Advent Sunday 4C, 19th December 2021
There’s a rumour going around that all Brother John is interested in is bird-watching – now there’s some truth in this which could get me into trouble with my ecclesiastical superiors especially as, in the seventh chapter of the Rule of St Benedict, it says quite clearly:
The twelfth step in humility is when a monk always shows his humility to all who see him, not only by his own interior spirit but also by his outward behaviour. At the work of God, in the oratory, the monastery, the garden, on the road or in the fields, wherever he is, sitting, working or standing, there he is, head always bent, eyes fixed on the ground; reckoning all the time how guilty he is of sin (and there’s lots more in similar vein).

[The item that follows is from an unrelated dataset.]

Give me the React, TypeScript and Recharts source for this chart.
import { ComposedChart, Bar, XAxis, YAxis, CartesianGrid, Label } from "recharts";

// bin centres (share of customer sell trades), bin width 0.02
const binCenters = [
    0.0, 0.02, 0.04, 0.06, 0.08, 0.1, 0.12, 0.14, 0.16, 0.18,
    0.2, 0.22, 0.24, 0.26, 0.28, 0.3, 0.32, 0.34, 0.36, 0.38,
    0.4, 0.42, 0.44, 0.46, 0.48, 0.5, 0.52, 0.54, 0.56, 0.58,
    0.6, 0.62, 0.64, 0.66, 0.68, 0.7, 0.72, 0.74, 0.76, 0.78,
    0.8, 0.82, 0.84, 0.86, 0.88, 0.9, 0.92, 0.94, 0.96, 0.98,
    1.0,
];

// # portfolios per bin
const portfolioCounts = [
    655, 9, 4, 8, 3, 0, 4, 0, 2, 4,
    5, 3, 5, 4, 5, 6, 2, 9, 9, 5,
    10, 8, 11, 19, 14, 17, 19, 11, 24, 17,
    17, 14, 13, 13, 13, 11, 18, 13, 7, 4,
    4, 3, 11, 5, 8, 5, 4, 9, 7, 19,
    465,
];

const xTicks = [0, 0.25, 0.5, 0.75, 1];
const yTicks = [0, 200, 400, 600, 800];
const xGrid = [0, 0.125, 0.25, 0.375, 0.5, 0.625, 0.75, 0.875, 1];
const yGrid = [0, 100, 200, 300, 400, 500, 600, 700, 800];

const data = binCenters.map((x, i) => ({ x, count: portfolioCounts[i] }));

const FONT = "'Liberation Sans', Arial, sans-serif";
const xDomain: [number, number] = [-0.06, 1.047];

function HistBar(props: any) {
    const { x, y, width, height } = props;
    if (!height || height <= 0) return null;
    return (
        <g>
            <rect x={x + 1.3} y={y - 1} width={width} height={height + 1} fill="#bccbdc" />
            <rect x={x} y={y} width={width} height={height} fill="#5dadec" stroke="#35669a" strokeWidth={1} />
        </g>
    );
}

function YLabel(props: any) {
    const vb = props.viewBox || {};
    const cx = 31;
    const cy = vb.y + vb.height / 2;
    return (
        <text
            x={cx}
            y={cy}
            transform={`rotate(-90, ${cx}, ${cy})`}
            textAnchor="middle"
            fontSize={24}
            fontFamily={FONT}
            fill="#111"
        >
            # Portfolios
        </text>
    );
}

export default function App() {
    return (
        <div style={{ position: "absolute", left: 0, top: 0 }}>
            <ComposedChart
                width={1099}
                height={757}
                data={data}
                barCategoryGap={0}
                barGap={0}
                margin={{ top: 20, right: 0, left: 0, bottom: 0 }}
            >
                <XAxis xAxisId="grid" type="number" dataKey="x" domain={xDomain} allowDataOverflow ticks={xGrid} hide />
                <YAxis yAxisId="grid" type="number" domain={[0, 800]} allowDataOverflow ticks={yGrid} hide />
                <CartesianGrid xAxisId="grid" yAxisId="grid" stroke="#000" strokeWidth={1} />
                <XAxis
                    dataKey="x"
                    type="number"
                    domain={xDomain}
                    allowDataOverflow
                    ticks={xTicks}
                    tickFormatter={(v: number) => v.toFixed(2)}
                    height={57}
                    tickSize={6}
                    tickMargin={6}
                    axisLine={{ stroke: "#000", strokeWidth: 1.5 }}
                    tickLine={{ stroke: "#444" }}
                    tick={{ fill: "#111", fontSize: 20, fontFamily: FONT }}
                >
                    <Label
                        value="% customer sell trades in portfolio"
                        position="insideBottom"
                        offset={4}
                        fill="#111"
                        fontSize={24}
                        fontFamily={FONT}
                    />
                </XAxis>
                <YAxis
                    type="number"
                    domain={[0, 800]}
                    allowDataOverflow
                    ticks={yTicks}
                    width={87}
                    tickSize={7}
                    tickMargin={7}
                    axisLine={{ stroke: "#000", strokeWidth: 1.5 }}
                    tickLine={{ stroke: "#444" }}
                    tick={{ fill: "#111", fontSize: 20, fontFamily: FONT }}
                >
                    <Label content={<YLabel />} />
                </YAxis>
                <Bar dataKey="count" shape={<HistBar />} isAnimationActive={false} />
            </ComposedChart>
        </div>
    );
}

You can see the conundrum I have this time, summed up in the words of a good friend of ours, another Benedictine monk, Dom Laurence Freeman:
Reality is where you place your attention
Dom Laurence says this in regard to meditation but also more generally to whatever we do – meditation in a sense is a start in giving us a meditative and contemplative stance towards everything. For the monk that’s also summarised perhaps in the idea of treating the tools in the garden as if they were the sacred vessels we use on the altar – everything done then with care and attention. Which means that the world matters after all, that something is going on in our attention to the world, or at least the details of the world that come our way, that matters, that somehow this attention is also attention to God. And I would like to suggest that something of this is going on in the passages we’ve just heard today which are not only about paying attention to God in the liturgy, but everywhere, for God pays attention to us in the smallest details too; encapsulated for us in the idea of incarnation – the coming to us of God in a body like our own as a child without power or prestige, in a place like Turvey, unexpected and largely unknown. And it happens because people like Mary and Joseph, Elisabeth and eventually Zacharia, pay attention not only to God but also to one another. Each of us is a revelation of God – if only we pay attention, which is also of course a way to love and a way of knowing what we want to do next.

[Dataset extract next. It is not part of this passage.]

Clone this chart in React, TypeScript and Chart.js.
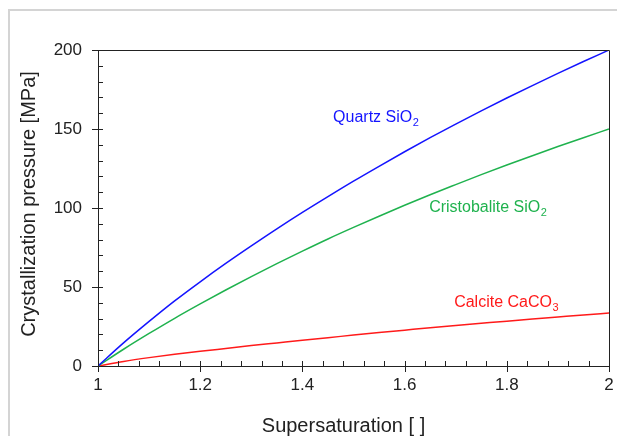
import React, { useEffect, useRef } from "react";
import { Chart, registerables } from "chart.js";

Chart.register(...registerables);

const supersaturation = [1.0, 1.05, 1.1, 1.15, 1.2, 1.25, 1.3, 1.35, 1.4, 1.45, 1.5, 1.55, 1.6, 1.65, 1.7, 1.75, 1.8, 1.85, 1.9, 1.95, 2.0];
const quartz = [0, 14.6, 28.2, 41.2, 53.3, 64.9, 76.0, 86.8, 97.2, 107.2, 117.0, 126.4, 135.6, 144.5, 153.1, 161.5, 169.6, 177.5, 185.2, 192.7, 200];
const cristobalite = [0, 10.6, 20.6, 30.2, 39.3, 48.1, 56.6, 64.8, 72.7, 80.4, 87.7, 94.8, 101.7, 108.4, 114.8, 121.1, 127.2, 133.1, 138.9, 144.5, 150];
const calcite = [0, 2.9, 5.3, 7.4, 9.3, 11.1, 12.9, 14.6, 16.3, 17.9, 19.6, 21.2, 22.7, 24.2, 25.6, 27.0, 28.4, 29.7, 31.0, 32.3, 33.5];

const seriesNames = ["Quartz SiO2", "Cristobalite SiO2", "Calcite CaCO3"];
const labelMain = ["Quartz SiO", "Cristobalite SiO", "Calcite CaCO"];
const labelSub = ["2", "2", "3"];
const labelX = [1.46, 1.648, 1.697];
const labelY = [154.4, 97.5, 37.3];
const colors = ["#1414ff", "#1fb24e", "#ff1a1a"];

const xTitle = "Supersaturation [ ]";
const yTitle = "Crystallization pressure [MPa]";

const FONT = "'Liberation Sans', Arial, sans-serif";

const customPlugin = {
  id: "custom",
  beforeDraw(chart: any) {
    const ctx = chart.ctx;
    ctx.save();
    ctx.fillStyle = "#ffffff";
    ctx.fillRect(0, 0, chart.width, chart.height);
    ctx.strokeStyle = "#d4d4d4";
    ctx.lineWidth = 2;
    ctx.beginPath();
    ctx.moveTo(9, chart.height);
    ctx.lineTo(9, 10);
    ctx.lineTo(chart.width, 10);
    ctx.stroke();
    ctx.restore();
  },
  afterDraw(chart: any) {
    const ctx = chart.ctx;
    const { left, right, top, bottom } = chart.chartArea;
    const xs = chart.scales.x;
    const ys = chart.scales.y;
    ctx.save();
    ctx.strokeStyle = "#222222";
    ctx.lineWidth = 1;
    ctx.beginPath();
    ctx.rect(Math.round(left) + 0.5, Math.round(top) + 0.5, Math.round(right - left), Math.round(bottom - top));
    ctx.stroke();
    ctx.beginPath();
    for (let v = 0; v <= 200.001; v += 10) {
      const y = Math.round(ys.getPixelForValue(v)) + 0.5;
      const major = Math.abs(v % 50) < 0.001;
      ctx.moveTo(major ? left - 6 : left, y);
      ctx.lineTo(left + 5, y);
    }
    for (let i = 0; i <= 25; i++) {
      const v = 1 + i * 0.04;
      const x = Math.round(xs.getPixelForValue(v)) + 0.5;
      const major = i % 5 === 0;
      ctx.moveTo(x, major ? bottom + 6 : bottom);
      ctx.lineTo(x, bottom - 5);
    }
    ctx.stroke();

    // series labels
    for (let i = 0; i < labelMain.length; i++) {
      const px = xs.getPixelForValue(labelX[i]);
      const py = ys.getPixelForValue(labelY[i]);
      ctx.fillStyle = colors[i];
      ctx.font = `16px ${FONT}`;
      ctx.textBaseline = "alphabetic";
      ctx.textAlign = "left";
      ctx.fillText(labelMain[i], px, py);
      const w = ctx.measureText(labelMain[i]).width;
      ctx.font = `11px ${FONT}`;
      ctx.fillText(labelSub[i], px + w + 0.5, py + 4);
    }

    // axis titles
    ctx.fillStyle = "#222222";
    ctx.font = `20px ${FONT}`;
    ctx.textAlign = "center";
    ctx.textBaseline = "alphabetic";
    ctx.fillText(xTitle, (left + right) / 2 - 10, 432);
    ctx.save();
    ctx.translate(35, (top + bottom) / 2 - 4);
    ctx.rotate(-Math.PI / 2);
    ctx.fillText(yTitle, 0, 0);
    ctx.restore();
    ctx.restore();
  },
};

export default function App() {
  const ref = useRef<HTMLCanvasElement | null>(null);
  useEffect(() => {
    if (!ref.current) return;
    const mk = (vals: number[]) => supersaturation.map((x, i) => ({ x, y: vals[i] }));
    const chart = new Chart(ref.current, {
      type: "line",
      data: {
        datasets: [quartz, cristobalite, calcite].map((vals, i) => ({
          label: seriesNames[i],
          data: mk(vals),
          borderColor: colors[i],
          borderWidth: 1.5,
          pointRadius: 0,
          fill: false,
          cubicInterpolationMode: "monotone" as const,
        })),
      },
      options: {
        responsive: false,
        animation: false,
        layout: { padding: { top: 50, right: 8, left: 0, bottom: 0 } },
        plugins: { legend: { display: false }, tooltip: { enabled: false } },
        scales: {
          x: {
            type: "linear",
            min: 1,
            max: 2,
            grid: { display: false, drawTicks: false },
            border: { display: false },
            ticks: {
              stepSize: 0.2,
              padding: 9,
              color: "#222222",
              font: { family: FONT, size: 17 },
              maxRotation: 0,
              callback: (v: any) => String(Math.round(Number(v) * 10) / 10),
            },
            afterFit: (s: any) => { s.height = 70; s.paddingRight = 0; s.paddingLeft = 0; },
          },
          y: {
            min: 0,
            max: 200,
            grid: { display: false, drawTicks: false },
            border: { display: false },
            ticks: {
              stepSize: 50,
              padding: 16,
              color: "#222222",
              font: { family: FONT, size: 17 },
            },
            afterFit: (s: any) => { s.width = 98; s.paddingTop = 0; s.paddingBottom = 0; },
          },
        },
      },
      plugins: [customPlugin],
    });
    return () => chart.destroy();
  }, []);
  return (
    <div style={{ position: "fixed", left: 0, top: 0, width: 617, height: 436, background: "#fff" }}>
      <canvas ref={ref} width={617} height={436} style={{ display: "block" }} />
    </div>
  );
}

Now all this has been said so I can come back to birds again and to the idea of many wrongs making a right in a flock of flying birds; I could quote Helen McDonald again on this but here it is in the words of another bird fanatic, Scott Weidensaul:
Think of it this way. Each of the dozens or hundreds of doves flying together in a flock can act like individual cells in a navigational brain. Each dove has an onboard compass to direct it, and each bird’s directional sense is, to a greater or lesser degree, somewhat inaccurate. No-one’s perfect but, by flying together, the doves average out their inaccuracies and arrive at a better, more precise collective decision than any one of them could produce alone.

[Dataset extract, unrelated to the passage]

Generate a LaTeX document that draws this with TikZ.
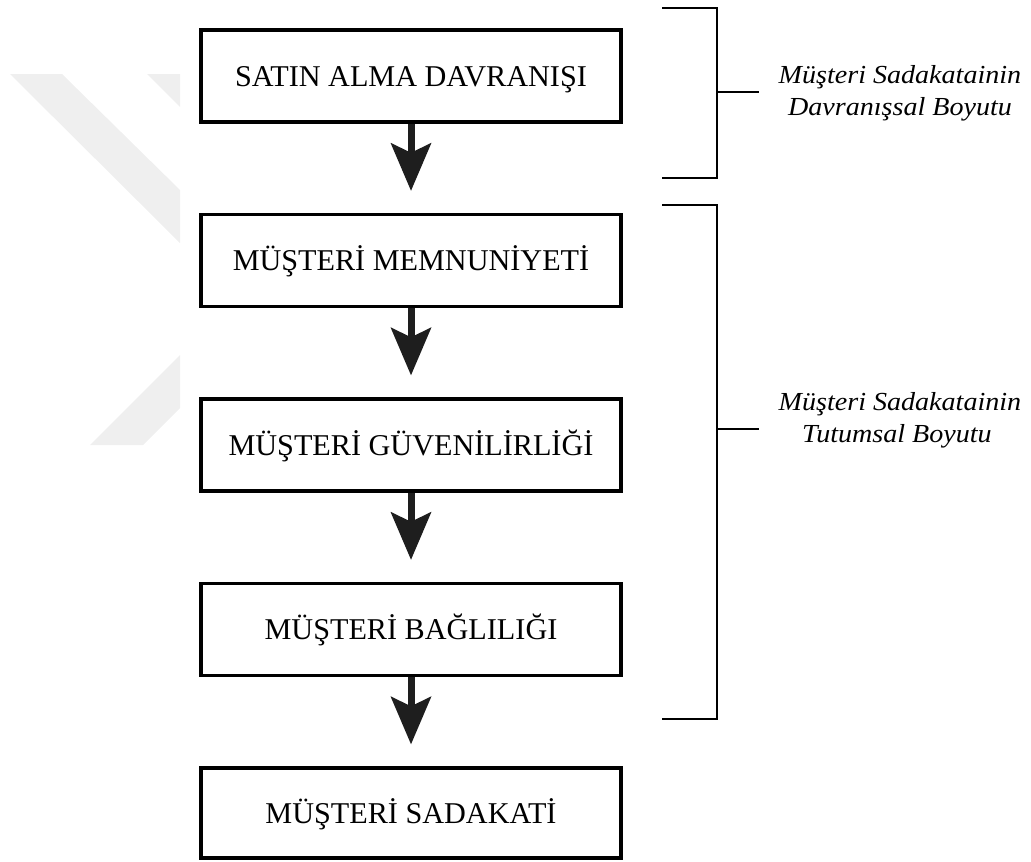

This is known as the “many wrong” theory (as in many wrongs make a right), and it’s the same kind of wisdom-of-crowds effect that can, as was first noted in 1906, lead hundreds of English fair-goers to correctly guess the weight of an ox to within 1% of the actual figure, when all their guesses are averaged.
p83 A World On The Wing
The point being not so much the science as our need of one another to find our way to God.